USGS


Enceladus

Saturnian System

 All of Saturn's larger satellites are made
mostly of water ice with some lesser rock component. With the
exception of Enceladus, whose surface appears to be virtually
pure ice, these moons' surfaces are made of dirty ice, with models
suggesting increasing amount of rocky material toward their centers.
Enceladus, Tethys, and Dione all exhibit widely varied crater
densities and large canyons, indicating that they have all been
substantially affected by geologic activity. A likely geologic
process on these icy bodies is cryovolcanism, which involves partial
melting of an icy satellite's interior and resultant outpourings
of icy liquids.
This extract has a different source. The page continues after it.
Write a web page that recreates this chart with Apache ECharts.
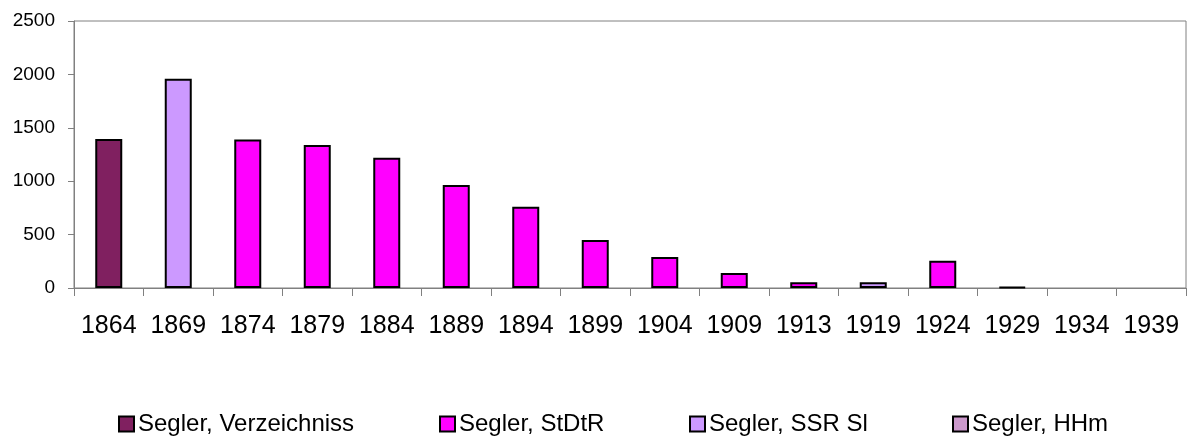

Ammonia-water cryovolcanism is widely suspected
on all three objects, because the amount of heat available to
drive geologic activity there is very meager, and ammonia-water
ices (an expected component of Saturnian satellites) have a very
low melting point, 176 K (-97 oC).

Enceladus has a density only slightly more than that of pure water and is the least dense Saturnian satellite, therefore the least rocky of all the icy satellites yet known. Evidence of geologic activity abounds; its ridged terrain, for example, is so sparsely cratered (of the icy satellites, only Europa is less cratered) that some geologists believe it may still be active. Enceladus also has some very heavily cratered terrain, and terrain with intermediate crater densities, indicating that it has had a protracted history of geologic activity. Tectonic activity is evidenced by mountains 1 to 2 km high, strike-slip faults, normal faults, and folded strata. All these indicate that large blocks of Enceladus' surface have shifted relative to one another. As with Io and Europa, the driving energy for this activity may be the tidal interactions from orbital resonance-in this case Dione and Saturn causing the tidal heating that led to partial melting and softening of the interior.